Когда Сабартес единственный раз на моей памяти попытался сделать что-то по собственной инициативе, то так обжегся, что вряд ли когда-либо испытывал желание повторить подобную попытку. Случилось это летом сорок седьмого года. Невольной причиной того осложнения явился нью-йоркский торговец картинами Сэм Куц. Но собственно говоря, история эта началась еще до рождения Клода и приезда Куца.
Пабло довольно долго пытался убедить Канвейлера повысить цены — как закупочные, так и рыночные — на свои картины. Многих американских коллекционеров отвратило от Пабло его вступление в компартию, и Канвейлер говорил, что ему нелегко продавать полотна Пикассо и по прежним ценам. Повышать их он отказывался. Пабло не отставал от Канвейлера не столько из жадности, сколько из гордости.
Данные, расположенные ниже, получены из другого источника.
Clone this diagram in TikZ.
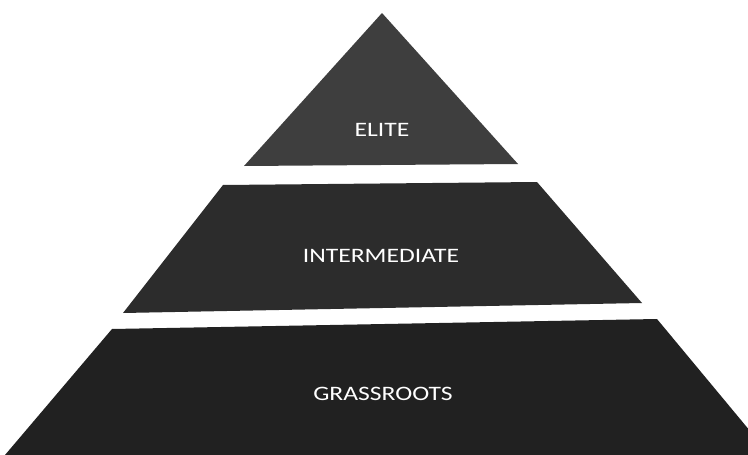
\documentclass[tikz,border=0pt]{standalone}
\usepackage{fontspec}
\setmainfont{Carlito}
\usepackage{graphicx}
\definecolor{elitec}{HTML}{3E3E3E}
\definecolor{midc}{HTML}{2C2C2C}
\definecolor{basec}{HTML}{212121}
\begin{document}
\begin{tikzpicture}[x=1pt,y=-1pt,
  tier/.style={draw=none},
  lbl/.style={text=white, inner sep=0pt, font=\fontsize{20.5}{24}\selectfont}]
\useasboundingbox (0,0) rectangle (748,455);
\fill[white] (0,0) rectangle (748,455);
\begin{scope}
\clip (0,0) rectangle (748,455);
\fill[elitec, tier] (382,13) -- (518,164) -- (244,166) -- cycle;
\fill[midc, tier] (223,185) -- (537,182) -- (642,303) -- (123,313) -- cycle;
\fill[basec, tier] (112,329) -- (657,319) -- (770,455) -- (5,455) -- cycle;
\end{scope}
\node[lbl] (elite) at (382,130) {\scalebox{1.25}[1]{ELITE}};
\node[lbl] (inter) at (381,256) {\scalebox{1.25}[1]{INTERMEDIATE}};
\node[lbl] (grass) at (383,394) {\scalebox{1.25}[1]{GRASSROOTS}};
\end{tikzpicture}
\end{document}
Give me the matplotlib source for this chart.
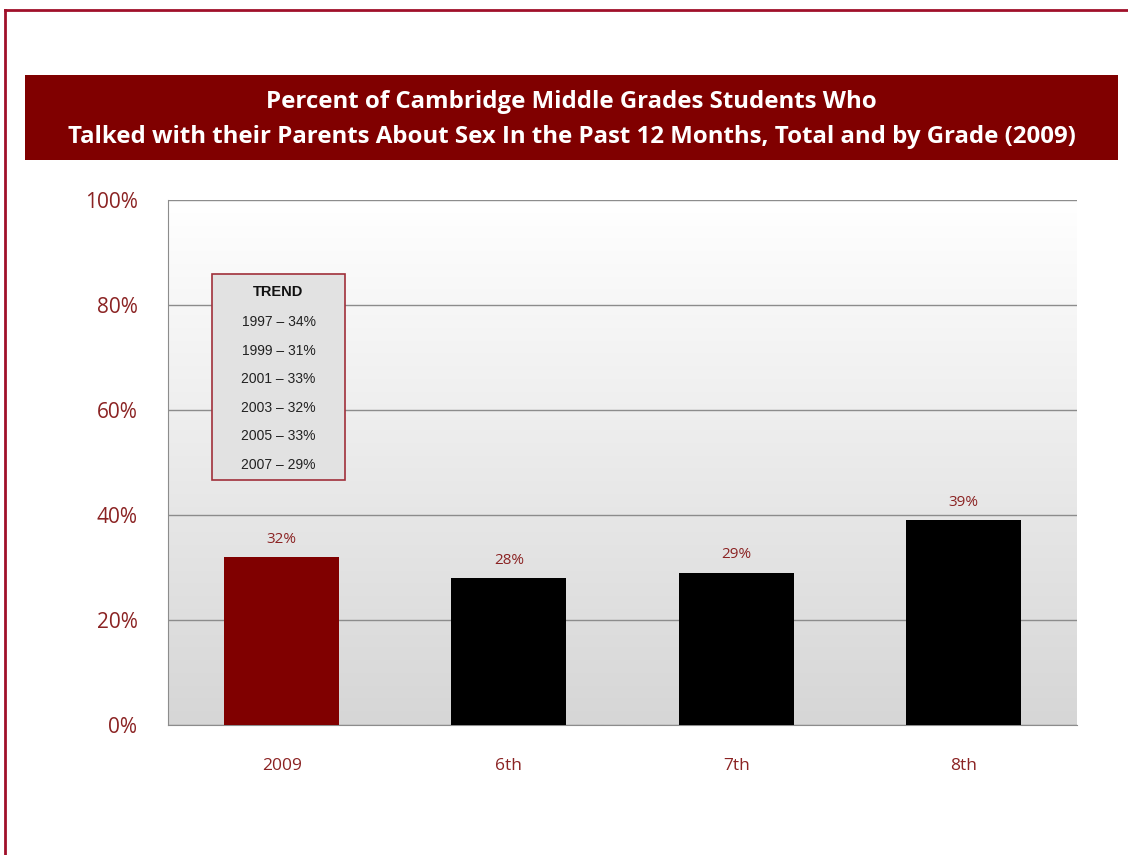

Он знал, что полотна Брака продавались по более высоким ценам, чем те, что Канвейлер запрашивал за его картины того же размера, периода и так далее. Смириться с этим Пабло было очень трудно. Правда, Брак писал в год гораздо меньше картин, чем он, и уже только поэтому логично было продавать полотна Брака за более высокую цену. Однако всякий раз, когда Пабло узнавал о такой продаже, поднималась буря. Он донимал Канвейлера, но Канвейлер стоял на своем, и так как Пабло твердо решил не продавать по старым ценам, картины не расходились.